The task: Pull out of the data below the stretch of lines bounded by the one containing "Output the Python" and the one containing "fig = plt.figure(figsize=(W", both bounds included, unchanged.

Input data:
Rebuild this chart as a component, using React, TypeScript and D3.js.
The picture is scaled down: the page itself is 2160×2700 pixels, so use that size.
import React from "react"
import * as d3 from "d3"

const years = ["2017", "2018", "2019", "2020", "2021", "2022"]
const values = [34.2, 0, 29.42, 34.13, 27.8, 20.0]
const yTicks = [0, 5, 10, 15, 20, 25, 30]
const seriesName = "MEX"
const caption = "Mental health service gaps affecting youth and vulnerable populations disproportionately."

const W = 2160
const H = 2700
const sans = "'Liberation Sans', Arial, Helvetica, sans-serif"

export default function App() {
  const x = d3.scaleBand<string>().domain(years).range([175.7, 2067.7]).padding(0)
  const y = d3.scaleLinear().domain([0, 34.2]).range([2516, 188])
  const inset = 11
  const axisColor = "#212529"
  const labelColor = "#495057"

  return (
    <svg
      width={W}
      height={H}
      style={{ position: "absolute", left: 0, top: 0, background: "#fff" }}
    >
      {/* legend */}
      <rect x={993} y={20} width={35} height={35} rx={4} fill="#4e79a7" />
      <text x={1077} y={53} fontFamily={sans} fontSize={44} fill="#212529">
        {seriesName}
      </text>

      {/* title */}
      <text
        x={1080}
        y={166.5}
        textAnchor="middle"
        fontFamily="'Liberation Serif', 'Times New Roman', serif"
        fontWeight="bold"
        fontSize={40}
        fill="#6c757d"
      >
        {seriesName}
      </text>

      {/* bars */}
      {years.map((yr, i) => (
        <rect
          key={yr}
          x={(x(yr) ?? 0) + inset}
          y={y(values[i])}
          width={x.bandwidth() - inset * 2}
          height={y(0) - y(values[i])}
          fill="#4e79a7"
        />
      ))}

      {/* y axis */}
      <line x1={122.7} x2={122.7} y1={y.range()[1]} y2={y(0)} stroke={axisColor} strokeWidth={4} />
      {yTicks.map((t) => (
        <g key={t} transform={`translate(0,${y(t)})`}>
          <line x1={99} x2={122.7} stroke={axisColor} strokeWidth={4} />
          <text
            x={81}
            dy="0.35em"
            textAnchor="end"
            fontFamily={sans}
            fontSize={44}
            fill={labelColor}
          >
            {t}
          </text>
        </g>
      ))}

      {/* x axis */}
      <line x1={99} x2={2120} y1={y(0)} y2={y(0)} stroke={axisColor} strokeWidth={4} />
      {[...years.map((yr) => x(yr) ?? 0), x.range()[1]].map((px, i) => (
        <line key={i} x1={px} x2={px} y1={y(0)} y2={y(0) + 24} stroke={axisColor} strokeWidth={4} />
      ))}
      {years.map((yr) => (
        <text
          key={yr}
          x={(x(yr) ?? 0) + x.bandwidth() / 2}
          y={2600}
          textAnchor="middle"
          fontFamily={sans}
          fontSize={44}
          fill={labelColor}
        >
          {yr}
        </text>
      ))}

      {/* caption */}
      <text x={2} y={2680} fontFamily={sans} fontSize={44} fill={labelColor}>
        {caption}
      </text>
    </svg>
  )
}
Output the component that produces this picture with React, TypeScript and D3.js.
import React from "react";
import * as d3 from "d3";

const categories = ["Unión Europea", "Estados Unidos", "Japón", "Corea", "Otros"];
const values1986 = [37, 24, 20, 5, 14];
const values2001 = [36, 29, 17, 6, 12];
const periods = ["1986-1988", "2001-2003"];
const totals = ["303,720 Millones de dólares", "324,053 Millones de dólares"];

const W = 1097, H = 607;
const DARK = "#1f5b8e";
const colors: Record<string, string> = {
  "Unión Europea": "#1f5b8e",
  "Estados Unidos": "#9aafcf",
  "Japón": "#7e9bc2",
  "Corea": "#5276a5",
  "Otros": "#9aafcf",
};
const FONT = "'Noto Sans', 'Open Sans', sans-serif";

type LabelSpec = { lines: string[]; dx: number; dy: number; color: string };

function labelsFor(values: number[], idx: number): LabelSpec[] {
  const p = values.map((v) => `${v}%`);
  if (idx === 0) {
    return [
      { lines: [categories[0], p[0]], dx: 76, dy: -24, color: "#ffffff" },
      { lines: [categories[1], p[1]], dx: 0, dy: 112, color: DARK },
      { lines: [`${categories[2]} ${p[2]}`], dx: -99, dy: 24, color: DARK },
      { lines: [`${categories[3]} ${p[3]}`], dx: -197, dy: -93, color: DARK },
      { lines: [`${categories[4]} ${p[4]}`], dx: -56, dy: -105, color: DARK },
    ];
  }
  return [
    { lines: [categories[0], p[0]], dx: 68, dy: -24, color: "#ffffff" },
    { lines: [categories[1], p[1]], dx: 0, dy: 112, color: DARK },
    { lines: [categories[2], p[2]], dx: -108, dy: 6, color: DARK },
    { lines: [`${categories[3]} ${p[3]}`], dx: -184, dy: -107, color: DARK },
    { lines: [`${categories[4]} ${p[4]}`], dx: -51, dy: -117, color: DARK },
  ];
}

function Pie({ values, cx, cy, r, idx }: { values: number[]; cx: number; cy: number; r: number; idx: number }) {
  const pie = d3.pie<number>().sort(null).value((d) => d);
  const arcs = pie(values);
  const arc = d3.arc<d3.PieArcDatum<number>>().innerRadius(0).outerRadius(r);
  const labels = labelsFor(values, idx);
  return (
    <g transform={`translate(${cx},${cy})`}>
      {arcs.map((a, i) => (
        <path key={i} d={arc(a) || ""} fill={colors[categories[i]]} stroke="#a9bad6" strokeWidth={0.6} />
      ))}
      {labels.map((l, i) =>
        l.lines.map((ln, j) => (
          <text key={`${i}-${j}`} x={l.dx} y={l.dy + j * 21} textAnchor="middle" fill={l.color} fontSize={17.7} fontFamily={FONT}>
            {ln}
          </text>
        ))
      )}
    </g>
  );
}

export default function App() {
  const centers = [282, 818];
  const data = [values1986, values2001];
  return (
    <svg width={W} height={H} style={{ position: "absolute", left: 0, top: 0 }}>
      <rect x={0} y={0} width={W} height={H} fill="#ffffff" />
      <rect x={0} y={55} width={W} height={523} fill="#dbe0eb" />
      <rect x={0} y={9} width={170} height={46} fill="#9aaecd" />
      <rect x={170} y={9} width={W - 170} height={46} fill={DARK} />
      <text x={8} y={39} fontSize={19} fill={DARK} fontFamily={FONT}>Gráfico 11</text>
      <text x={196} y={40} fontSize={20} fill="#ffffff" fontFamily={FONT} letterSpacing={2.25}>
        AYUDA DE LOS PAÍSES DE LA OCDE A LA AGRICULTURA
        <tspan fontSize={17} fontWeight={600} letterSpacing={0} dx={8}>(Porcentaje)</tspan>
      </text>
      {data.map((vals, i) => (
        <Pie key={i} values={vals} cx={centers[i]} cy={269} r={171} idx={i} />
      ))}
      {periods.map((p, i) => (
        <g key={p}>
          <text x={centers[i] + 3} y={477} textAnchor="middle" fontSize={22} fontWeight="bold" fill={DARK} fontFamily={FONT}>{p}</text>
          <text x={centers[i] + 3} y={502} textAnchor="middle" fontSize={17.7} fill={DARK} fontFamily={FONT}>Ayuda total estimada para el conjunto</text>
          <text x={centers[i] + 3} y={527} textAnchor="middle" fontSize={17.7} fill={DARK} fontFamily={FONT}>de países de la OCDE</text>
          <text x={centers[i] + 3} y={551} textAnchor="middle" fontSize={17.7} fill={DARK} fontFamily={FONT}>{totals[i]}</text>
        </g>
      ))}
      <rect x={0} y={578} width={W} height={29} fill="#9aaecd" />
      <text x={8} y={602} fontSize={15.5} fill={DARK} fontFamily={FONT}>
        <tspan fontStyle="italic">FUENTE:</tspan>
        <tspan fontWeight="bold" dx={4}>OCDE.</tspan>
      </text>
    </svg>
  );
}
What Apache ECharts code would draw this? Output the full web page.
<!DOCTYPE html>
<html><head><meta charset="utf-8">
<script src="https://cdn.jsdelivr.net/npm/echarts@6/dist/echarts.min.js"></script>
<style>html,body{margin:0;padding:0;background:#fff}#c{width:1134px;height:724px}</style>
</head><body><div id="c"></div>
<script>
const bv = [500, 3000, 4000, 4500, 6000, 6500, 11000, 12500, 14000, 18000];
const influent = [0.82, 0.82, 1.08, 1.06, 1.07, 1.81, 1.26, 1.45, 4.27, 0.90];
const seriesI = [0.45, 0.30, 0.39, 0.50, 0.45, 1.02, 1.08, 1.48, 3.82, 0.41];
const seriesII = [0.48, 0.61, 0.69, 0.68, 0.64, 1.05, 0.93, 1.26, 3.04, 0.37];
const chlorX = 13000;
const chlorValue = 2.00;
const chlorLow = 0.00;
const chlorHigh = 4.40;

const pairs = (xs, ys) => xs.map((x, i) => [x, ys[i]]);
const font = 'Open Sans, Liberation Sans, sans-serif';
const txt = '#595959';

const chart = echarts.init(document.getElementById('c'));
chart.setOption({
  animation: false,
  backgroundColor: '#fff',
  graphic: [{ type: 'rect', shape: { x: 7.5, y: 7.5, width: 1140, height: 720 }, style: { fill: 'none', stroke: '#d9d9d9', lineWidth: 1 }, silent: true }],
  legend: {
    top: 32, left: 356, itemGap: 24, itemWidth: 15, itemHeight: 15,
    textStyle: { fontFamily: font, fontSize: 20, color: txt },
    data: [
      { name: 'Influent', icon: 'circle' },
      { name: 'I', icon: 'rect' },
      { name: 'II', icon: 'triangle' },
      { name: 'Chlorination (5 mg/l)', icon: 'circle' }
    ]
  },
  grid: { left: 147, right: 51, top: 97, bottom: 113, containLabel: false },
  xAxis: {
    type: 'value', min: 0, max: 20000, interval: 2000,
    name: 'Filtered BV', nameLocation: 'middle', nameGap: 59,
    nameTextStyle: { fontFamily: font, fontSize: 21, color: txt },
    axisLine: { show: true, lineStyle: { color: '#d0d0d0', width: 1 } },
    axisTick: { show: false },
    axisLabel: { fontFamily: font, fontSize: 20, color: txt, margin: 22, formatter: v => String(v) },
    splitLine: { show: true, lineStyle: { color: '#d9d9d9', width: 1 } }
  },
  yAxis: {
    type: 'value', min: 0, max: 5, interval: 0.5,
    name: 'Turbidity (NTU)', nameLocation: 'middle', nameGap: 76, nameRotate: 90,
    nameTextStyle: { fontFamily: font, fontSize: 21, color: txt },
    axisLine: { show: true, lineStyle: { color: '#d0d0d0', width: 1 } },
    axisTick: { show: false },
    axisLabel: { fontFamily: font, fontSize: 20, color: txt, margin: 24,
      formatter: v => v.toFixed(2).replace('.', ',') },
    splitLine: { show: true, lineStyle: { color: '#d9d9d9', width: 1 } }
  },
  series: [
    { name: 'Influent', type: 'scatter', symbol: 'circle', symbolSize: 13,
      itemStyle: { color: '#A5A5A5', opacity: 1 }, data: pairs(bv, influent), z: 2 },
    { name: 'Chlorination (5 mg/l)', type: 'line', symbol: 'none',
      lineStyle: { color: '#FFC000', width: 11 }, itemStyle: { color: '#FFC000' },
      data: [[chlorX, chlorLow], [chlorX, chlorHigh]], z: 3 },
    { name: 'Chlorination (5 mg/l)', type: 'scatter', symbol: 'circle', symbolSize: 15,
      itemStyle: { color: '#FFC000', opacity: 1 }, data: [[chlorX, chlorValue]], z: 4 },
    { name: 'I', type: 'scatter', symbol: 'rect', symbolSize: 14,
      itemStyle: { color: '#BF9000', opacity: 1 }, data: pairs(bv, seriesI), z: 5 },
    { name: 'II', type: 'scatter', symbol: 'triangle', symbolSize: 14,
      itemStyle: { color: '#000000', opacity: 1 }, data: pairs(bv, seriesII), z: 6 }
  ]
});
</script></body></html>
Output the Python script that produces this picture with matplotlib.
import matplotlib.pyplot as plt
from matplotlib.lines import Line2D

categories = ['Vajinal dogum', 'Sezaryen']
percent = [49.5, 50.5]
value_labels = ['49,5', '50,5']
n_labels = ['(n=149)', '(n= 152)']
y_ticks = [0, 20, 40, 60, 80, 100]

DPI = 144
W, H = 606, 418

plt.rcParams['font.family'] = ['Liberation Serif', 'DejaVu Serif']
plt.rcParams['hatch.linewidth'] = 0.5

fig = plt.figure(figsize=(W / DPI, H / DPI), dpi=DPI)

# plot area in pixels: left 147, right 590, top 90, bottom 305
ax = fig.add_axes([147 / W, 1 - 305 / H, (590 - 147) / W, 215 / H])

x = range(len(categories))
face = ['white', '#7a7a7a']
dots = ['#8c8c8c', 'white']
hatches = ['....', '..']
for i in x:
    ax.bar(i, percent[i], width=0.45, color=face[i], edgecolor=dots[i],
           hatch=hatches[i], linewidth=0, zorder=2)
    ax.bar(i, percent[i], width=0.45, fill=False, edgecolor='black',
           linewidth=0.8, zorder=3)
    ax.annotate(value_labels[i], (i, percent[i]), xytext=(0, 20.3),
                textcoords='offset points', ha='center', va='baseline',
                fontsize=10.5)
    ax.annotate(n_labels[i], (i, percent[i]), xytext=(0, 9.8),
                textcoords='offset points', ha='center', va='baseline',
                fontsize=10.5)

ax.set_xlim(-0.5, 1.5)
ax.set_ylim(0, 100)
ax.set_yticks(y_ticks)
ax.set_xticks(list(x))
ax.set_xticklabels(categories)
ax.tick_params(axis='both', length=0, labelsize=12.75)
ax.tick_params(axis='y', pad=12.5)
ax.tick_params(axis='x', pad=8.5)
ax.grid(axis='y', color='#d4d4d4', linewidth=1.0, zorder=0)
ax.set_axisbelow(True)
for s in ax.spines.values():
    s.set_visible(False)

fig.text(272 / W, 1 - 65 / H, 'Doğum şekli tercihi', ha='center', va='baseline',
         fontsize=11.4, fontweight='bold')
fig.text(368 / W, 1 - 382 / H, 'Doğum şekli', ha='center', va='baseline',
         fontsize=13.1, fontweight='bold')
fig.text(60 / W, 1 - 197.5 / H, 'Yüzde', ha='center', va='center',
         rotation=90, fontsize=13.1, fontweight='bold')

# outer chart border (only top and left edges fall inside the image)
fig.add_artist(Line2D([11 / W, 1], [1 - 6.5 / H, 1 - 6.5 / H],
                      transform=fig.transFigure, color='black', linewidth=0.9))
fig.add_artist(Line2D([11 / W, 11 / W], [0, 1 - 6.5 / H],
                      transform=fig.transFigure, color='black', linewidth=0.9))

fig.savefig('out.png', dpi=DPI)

Exercise output:
Output the Python script that produces this picture with matplotlib.
import matplotlib.pyplot as plt
from matplotlib.lines import Line2D

categories = ['Vajinal dogum', 'Sezaryen']
percent = [49.5, 50.5]
value_labels = ['49,5', '50,5']
n_labels = ['(n=149)', '(n= 152)']
y_ticks = [0, 20, 40, 60, 80, 100]

DPI = 144
W, H = 606, 418

plt.rcParams['font.family'] = ['Liberation Serif', 'DejaVu Serif']
plt.rcParams['hatch.linewidth'] = 0.5

fig = plt.figure(figsize=(W / DPI, H / DPI), dpi=DPI)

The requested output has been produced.